Investment performance seems like a simple thing to accomplish, right? Simply buy low, and sell high -easy.
But it gets a little confusing, and more complicated, when things like asset classes, risk, investment account types (IRA, Roth, 401(k), qualified, non-qualified, etc.), and investment vehicles (mutual fund, ETF, stock, bond…) all come into play.
Then, if you have great performance, there may be tax considerations as well. When these more confusing and complex topics enter into the picture, most people will head for an advisor – someone who they believe can give them confidence.
The news and headlines generated in the past few years by the (now defunct) DOL “Fiduciary Rule” shed light on some of the more unsavory parts of the financial services industry. People are now more aware than ever that an advisor does not legally need to have your best interest at heart (even though they absolutely should). However, another little industry “secret” has recently started to garner attention.
And, it could affect your investment performance even if you are working with an advisor in a fiduciary capacity.
We’ve all heard it said, “There is no such thing as a free lunch.” But to that, we’d add “unless you are a financial advisor”.

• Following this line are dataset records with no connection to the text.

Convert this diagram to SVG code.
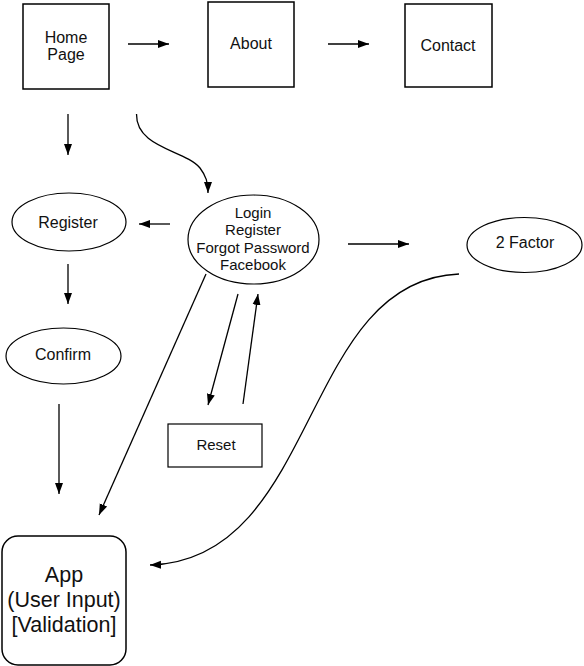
<svg xmlns="http://www.w3.org/2000/svg" width="584" height="666" viewBox="0 0 584 666">
<style>
.box{fill:#fff;stroke:#000;stroke-width:1.5}
.thin{fill:#fff;stroke:#000;stroke-width:1.2}
.c{fill:none;stroke:#000;stroke-width:1.3}
text{font-family:"Liberation Sans",Arial,sans-serif;font-size:16px;fill:#111;text-anchor:middle}
.m{font-size:15px}
.big{font-size:21.5px}
</style>
<defs>
<marker id="ah" markerUnits="userSpaceOnUse" markerWidth="12" markerHeight="10" viewBox="0 0 12 10" refX="11" refY="5" orient="auto">
<path d="M0,1 L11,5 L0,9 Z" fill="#000"/>
</marker>
</defs>
<rect width="584" height="666" fill="#fff"/>
<g id="home"><rect class="box" x="23" y="4" width="86" height="85"/><text x="66" y="43">Home</text><text x="66" y="60">Page</text></g>
<g id="about"><rect class="box" x="208" y="2" width="86" height="85"/><text x="251" y="49">About</text></g>
<g id="contact"><rect class="box" x="405" y="4" width="87" height="83"/><text x="448" y="51">Contact</text></g>
<g id="register"><ellipse class="thin" cx="69" cy="222" rx="57" ry="29"/><text x="68" y="228">Register</text></g>
<g id="login"><ellipse class="thin" cx="253.5" cy="239.5" rx="65.5" ry="44.5"/><text class="m" x="253" y="218">Login</text><text class="m" x="253" y="235">Register</text><text class="m" x="253" y="253">Forgot Password</text><text class="m" x="253" y="270">Facebook</text></g>
<g id="twofactor"><ellipse class="thin" cx="524.5" cy="245" rx="57.5" ry="27.5"/><text x="525" y="248">2 Factor</text></g>
<g id="confirm"><ellipse class="thin" cx="63.5" cy="356" rx="57.5" ry="28"/><text x="63" y="360">Confirm</text></g>
<g id="reset"><rect class="thin" x="168" y="424" width="94" height="43"/><text class="m" x="216" y="450">Reset</text></g>
<g id="app"><rect class="box" x="2" y="536" width="124" height="129" rx="16"/><text class="big" x="64" y="582">App</text><text class="big" x="64" y="607">(User Input)</text><text class="big" x="64" y="632">[Validation]</text></g>
<g id="connectors">
<path class="c" d="M128,44 L169,44" marker-end="url(#ah)"/>
<path class="c" d="M328,44 L369,44" marker-end="url(#ah)"/>
<path class="c" d="M68,114 L68,155" marker-end="url(#ah)"/>
<path class="c" d="M136.5,114 C 136,148 185,150 200,168 C 206,176 208,182 208,193" marker-end="url(#ah)"/>
<path class="c" d="M170,224 L139,224" marker-end="url(#ah)"/>
<path class="c" d="M348,244 L409,244" marker-end="url(#ah)"/>
<path class="c" d="M68,264 L68,304" marker-end="url(#ah)"/>
<path class="c" d="M206,274 L99,515" marker-end="url(#ah)"/>
<path class="c" d="M238,294 L208,405" marker-end="url(#ah)"/>
<path class="c" d="M243,404 L258,294" marker-end="url(#ah)"/>
<path class="c" d="M59,404 L59,494" marker-end="url(#ah)"/>
<path class="c" d="M459,274 C 300,280 320,560 150,565" marker-end="url(#ah)"/>
</g>
</svg>
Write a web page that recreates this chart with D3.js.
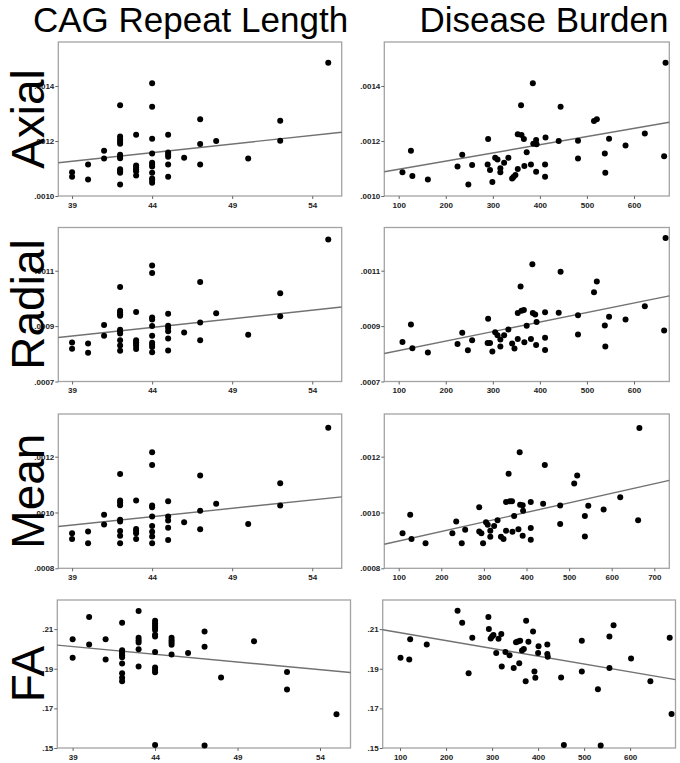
<!DOCTYPE html>
<meta charset="utf-8">
<script src="https://d3js.org/d3.v7.min.js"></script>
<style>
  body { margin: 0; background: #fff; }
  svg { display: block; }
</style>
<div id="chart"></div>
<script>

// column titles and row labels
var colTitles = ["CAG Repeat Length", "Disease Burden"];
var rowLabels = ["Axial", "Radial", "Mean", "FA"];

// tick values
var cagTicks = [39, 44, 49, 54];
var burdenTicks = [100, 200, 300, 400, 500, 600];
var burdenTicksMean = [100, 200, 300, 400, 500, 600, 700];
var axialTicks = [0.0010, 0.0012, 0.0014];
var radialTicks = [0.0007, 0.0009, 0.0011];
var meanTicks = [0.0008, 0.0010, 0.0012];
var faTicks = [0.15, 0.17, 0.19, 0.21];

// scatter data [x, y]
var axialCag = [[39,.001086],[39,.00107],[40,.001115],[40,.00106],[41,.001165],[41,.001136],
  [42,.00133],[42,.001216],[42,.001206],[42,.001198],[42,.00119],[42,.00115],[42,.001143],[42,.001137],
  [42,.001097],[42,.00109],[42,.001085],[42,.001042],
  [43,.001223],[43,.001111],[43,.001104],[43,.001097],[43,.00109],[43,.001075],
  [44,.00141],[44,.001325],[44,.001208],[44,.001155],[44,.001121],[44,.001114],[44,.001107],[44,.001085],
  [44,.001064],[44,.001058],[44,.001048],
  [45,.001223],[45,.001158],[45,.00115],[45,.001143],[45,.001115],[45,.00107],
  [46,.001139],[47,.001279],[47,.001189],[47,.001115],[48,.0012],[50,.001136],[52,.001274],[52,.001201],[55,.001485]];

var axialBurden = [[108,.001086],[126,.001165],[129,.001073],[162,.00106],[225,.001107],[235,.00115],
  [248,.001042],[256,.001113],[289,.001115],[290,.001207],[294,.001095],[299,.001051],[305,.001139],
  [310,.001133],[316,.001101],[316,.001086],[324,.001121],[333,.001139],[341,.001064],[344,.001069],
  [348,.001076],[353,.001098],[353,.001225],[360,.00133],[361,.001222],[366,.001207],[367,.001109],
  [372,.001159],[381,.001115],[385,.00141],[386,.00119],[392,.001204],[393,.001188],[392,.001088],
  [411,.001115],[412,.001213],[411,.00107],[440,.0012],[444,.001325],[481,.001201],[481,.001136],
  [515,.001273],[521,.001279],[538,.001155],[539,.001085],[547,.001208],[582,.001184],[623,.001227],
  [664,.001145],[667,.001485]];

var radialCag = [[39,.000841],[39,.000818],[40,.000837],[40,.000804],[41,.000904],[41,.000865],
  [42,.001041],[42,.000955],[42,.000949],[42,.000943],[42,.000937],[42,.000887],[42,.000881],[42,.000873],
  [42,.000849],[42,.00083],[42,.000811],
  [43,.000951],[43,.000849],[43,.000842],[43,.000835],[43,.000828],[43,.000817],
  [44,.001119],[44,.001092],[44,.000931],[44,.000924],[44,.0009],[44,.000865],[44,.00084],[44,.000833],
  [44,.000825],[44,.000806],
  [45,.000945],[45,.000901],[45,.000893],[45,.000881],[45,.000855],[45,.000812],
  [46,.000877],[47,.001059],[47,.000913],[47,.000849],[48,.000946],[50,.000869],[52,.001019],[52,.000936],[55,.001213]];

var radialBurden = [[108,.000843],[126,.000906],[129,.00082],[162,.000805],[225,.000835],[235,.000876],
  [247,.000813],[256,.000849],[290,.000927],[289,.000839],[294,.000839],[299,.000808],[305,.000878],
  [310,.000867],[316,.000852],[316,.000826],[324,.000867],[333,.000888],[341,.000837],[346,.000819],
  [353,.000947],[353,.000853],[359,.001043],[361,.000955],[366,.000958],[367,.000842],[372,.000901],
  [381,.000853],[384,.001123],[385,.000947],[390,.000942],[393,.000915],[392,.000832],[411,.00095],
  [411,.000858],[411,.000814],[440,.000948],[444,.001096],[481,.000939],[481,.00087],[515,.001022],
  [521,.001061],[538,.000902],[539,.000826],[547,.000934],[582,.000924],[623,.000972],[664,.000884],
  [667,.001218]];

var meanCag = [[39,.000926],[39,.000905],[40,.000932],[40,.00089],[41,.000992],[41,.000957],
  [42,.001138],[42,.001043],[42,.001036],[42,.001026],[42,.000974],[42,.000968],[42,.000934],[42,.000917],[42,.00089],
  [43,.001043],[43,.000941],[43,.000934],[43,.000926],[43,.000905],
  [44,.001216],[44,.00117],[44,.001025],[44,.001019],[44,.000986],[44,.000952],[44,.000931],[44,.000914],[44,.00089],
  [45,.00104],[45,.000986],[45,.000971],[45,.000945],[45,.000901],
  [46,.000965],[47,.001133],[47,.001006],[47,.00094],[48,.001031],[50,.000959],[52,.001105],[52,.001025],[55,.001304]];

var meanBurden = [[109,.000926],[127,.000992],[130,.000905],[163,.00089],[226,.000926],[235,.000968],
  [248,.00089],[256,.000938],[289,.001019],[289,.000932],[294,.000926],[298,.00089],[305,.000965],
  [309,.000956],[315,.000935],[315,.000913],[324,.000952],[332,.000972],[340,.000913],[346,.000905],
  [352,.000935],[352,.001038],[358,.001139],[361,.00104],[366,.00104],[367,.000931],[371,.000987],
  [381,.00094],[384,.001216],[385,.001028],[391,.001026],[392,.001006],[391,.000917],[410,.001038],
  [410,.000944],[410,.000902],[439,.001031],[443,.00117],[479,.001025],[479,.000959],[512,.001104],
  [519,.001133],[537,.000987],[537,.000914],[545,.001024],[581,.001011],[620,.001055],[662,.000972],
  [665,.001303]];

var faCag = [[39,.2049],[39,.1955],[40,.2161],[40,.2022],[41,.2049],[41,.1947],
  [42,.2132],[42,.1994],[42,.1985],[42,.1977],[42,.1968],[42,.1958],[42,.1926],[42,.1877],[42,.1854],[42,.1837],
  [43,.2191],[43,.2056],[43,.2044],[43,.2032],[43,.1999],[43,.1911],
  [44,.2142],[44,.213],[44,.2118],[44,.2107],[44,.2095],[44,.2071],[44,.2063],[44,.1985],[44,.1906],
  [44,.1894],[44,.1882],[44,.1515],
  [45,.2056],[45,.2044],[45,.2032],[45,.2021],[45,.1972],
  [46,.1979],[47,.2088],[47,.2011],[47,.1512],[48,.1856],[50,.2039],[52,.1884],[52,.1795],[55,.167]];

var faBurden = [[101,.1955],[120,.1947],[122,.2049],[158,.2022],[225,.2193],[235,.2132],[249,.1877],
  [257,.2056],[292,.2161],[293,.21],[297,.2053],[300,.2063],[303,.207],[309,.1979],[314,.2051],
  [320,.2076],[321,.1911],[329,.1985],[338,.1968],[347,.1904],[352,.2034],[356,.2038],[361,.2041],
  [359,.1928],[365,.1992],[369,.2],[373,.1837],[374,.2142],[379,.2036],[389,.2088],[392,.1886],
  [394,.1854],[400,.1979],[401,.2014],[420,.2022],[420,.1974],[421,.196],[450,.1856],[456,.1515],
  [495,.2041],[495,.1886],[530,.1797],[536,.1512],[555,.1904],[555,.2063],[564,.212],[602,.1952],
  [644,.1837],[686,.2056],[690,.1672]];

// fitted lines, [[x0, y0], [x1, y1]] at the frame edges
var axialCagFit = [[38.14, .001121], [55.84, .001232]];
var axialBurdenFit = [[69.4, .001088], [675, .001268]];
var radialCagFit = [[38.14, .000859], [55.84, .000969]];
var radialBurdenFit = [[69.4, .000801], [675, .001009]];
var meanCagFit = [[38.14, .00095], [55.84, .001056]];
var meanBurdenFit = [[66.2, .000886], [735.2, .001115]];
var faCagFit = [[38.07, .2019], [55.85, .1881]];
var faBurdenFit = [[62.3, .2097], [698.6, .1845]];

var width = 680, height = 763;

var svg = d3.select("#chart")
  .append("svg")
    .attr("width", width)
    .attr("height", height);

svg.append("rect").attr("width", width).attr("height", height).attr("fill", "#fff");

// frame layout of each row
var rows = [
  {top: 42, bottom: 196, yTicks: axialTicks, yDomain: [0.0010, 0.00156], fmt: ".4f"},
  {top: 227.5, bottom: 381.5, yTicks: radialTicks, yDomain: [0.0007, 0.001256], fmt: ".4f"},
  {top: 414, bottom: 568.3, yTicks: meanTicks, yDomain: [0.0008, 0.001353], fmt: ".4f"},
  {top: 600, bottom: 748, yTicks: faTicks, yDomain: [0.15, 0.2247], fmt: ".2f"}
];

var panels = [
  {row: 0, x0: 58.3, x1: 341.7, xDomain: [38.14, 55.84], xTicks: cagTicks, data: axialCag, fit: axialCagFit},
  {row: 0, x0: 384.3, x1: 669.3, xDomain: [69.4, 675], xTicks: burdenTicks, data: axialBurden, fit: axialBurdenFit},
  {row: 1, x0: 58.3, x1: 341.7, xDomain: [38.14, 55.84], xTicks: cagTicks, data: radialCag, fit: radialCagFit},
  {row: 1, x0: 384.3, x1: 669.3, xDomain: [69.4, 675], xTicks: burdenTicks, data: radialBurden, fit: radialBurdenFit},
  {row: 2, x0: 58.3, x1: 341.7, xDomain: [38.14, 55.84], xTicks: cagTicks, data: meanCag, fit: meanCagFit},
  {row: 2, x0: 384.3, x1: 669.3, xDomain: [66.2, 735.2], xTicks: burdenTicksMean, data: meanBurden, fit: meanBurdenFit},
  {row: 3, x0: 57.3, x1: 350.5, xDomain: [38.07, 55.85], xTicks: cagTicks, data: faCag, fit: faCagFit},
  {row: 3, x0: 382.7, x1: 675.5, xDomain: [62.3, 698.6], xTicks: burdenTicks, data: faBurden, fit: faBurdenFit}
];

var tickFont = "'Liberation Sans', Arial, sans-serif";

panels.forEach(function(p) {
  var r = rows[p.row];
  var x = d3.scaleLinear().domain(p.xDomain).range([p.x0, p.x1]);
  var y = d3.scaleLinear().domain(r.yDomain).range([r.bottom, r.top]);
  var g = svg.append("g");

  // frame
  g.append("rect")
    .attr("x", p.x0).attr("y", r.top)
    .attr("width", p.x1 - p.x0).attr("height", r.bottom - r.top)
    .attr("fill", "#fff")
    .attr("stroke", "#a3a3a3")
    .attr("stroke-width", 1.3);

  var fmt = d3.format(r.fmt);

  // Y axis
  var yAxis = g.append("g")
    .attr("transform", "translate(" + p.x0 + ",0)")
    .call(d3.axisLeft(y).tickValues(r.yTicks).tickSize(3).tickPadding(1)
      .tickFormat(function(d) { return fmt(d).replace(/^0/, ""); }));

  // X axis
  var xAxis = g.append("g")
    .attr("transform", "translate(0," + r.bottom + ")")
    .call(d3.axisBottom(x).tickValues(p.xTicks).tickSize(3).tickPadding(3)
      .tickFormat(d3.format("d")));

  [yAxis, xAxis].forEach(function(a) {
    a.select(".domain").remove();
    a.selectAll(".tick line").attr("stroke", "#666");
    a.selectAll(".tick text")
      .attr("fill", "#222")
      .style("font-family", tickFont)
      .style("font-weight", "bold")
      .style("font-size", "8px");
  });

  // fit line
  g.append("line")
    .attr("x1", x(p.fit[0][0])).attr("y1", y(p.fit[0][1]))
    .attr("x2", x(p.fit[1][0])).attr("y2", y(p.fit[1][1]))
    .attr("stroke", "#727272")
    .attr("stroke-width", 1.4);

  // points
  g.selectAll("circle")
    .data(p.data)
    .enter()
    .append("circle")
      .attr("cx", function(d) { return x(d[0]); })
      .attr("cy", function(d) { return y(d[1]); })
      .attr("r", 3)
      .attr("fill", "#000");
});

// column titles
svg.selectAll(".colTitle")
  .data(colTitles)
  .enter()
  .append("text")
    .attr("class", "colTitle")
    .attr("x", function(d, i) { return i === 0 ? 190.5 : 544; })
    .attr("y", 32)
    .attr("text-anchor", "middle")
    .style("font-family", tickFont)
    .style("font-size", "35px")
    .attr("fill", "#000")
    .text(function(d) { return d; });

// row labels
svg.selectAll(".rowLabel")
  .data(rowLabels)
  .enter()
  .append("text")
    .attr("class", "rowLabel")
    .attr("transform", function(d, i) {
      var r = rows[i];
      return "translate(44," + ((r.top + r.bottom) / 2) + ") rotate(-90)";
    })
    .attr("text-anchor", "middle")
    .style("font-family", tickFont)
    .style("font-size", "46px")
    .attr("fill", "#000")
    .text(function(d) { return d; });

</script>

All-expenses-paid vacations, gourmet meals, and top-notch entertainment – offered as part of due diligence and research trips – are still pervasive in the industry. Advisors need access to information and processes surrounding the funds they’re considering for their clients. Often, for analysts, speaking to a mutual fund management team is an important way to gather insight and understand portfolio strategy. Fund managers, looking to gather assets, and increase the profile of their funds often provide that access. However, the context in which the access is provided may create a potential conflict of interest and ultimately affect your investment lineup performance.
The idea of reciprocity is as old as time – as humans, we are conditioned to respond in kind. These paid trips and luxurious entertainment will naturally generate goodwill toward the host, even if subconscious. And, though they’d deny it, we think that fund managers are counting on it. But is that how you’d like your advisor to choose the best fund for your plan?
For investors, it is important to understand the due diligence that goes into each recommendation an advisor makes. When selecting investments, we stick to objective performance standards. We start with performance relative to a meaningful benchmark. Then, our analysis explores the drivers of that performance.
And yes, we do take those due diligence trips, but our firm pays for all expenses. We don’t take any chances – or liberties – with your plan’s performance.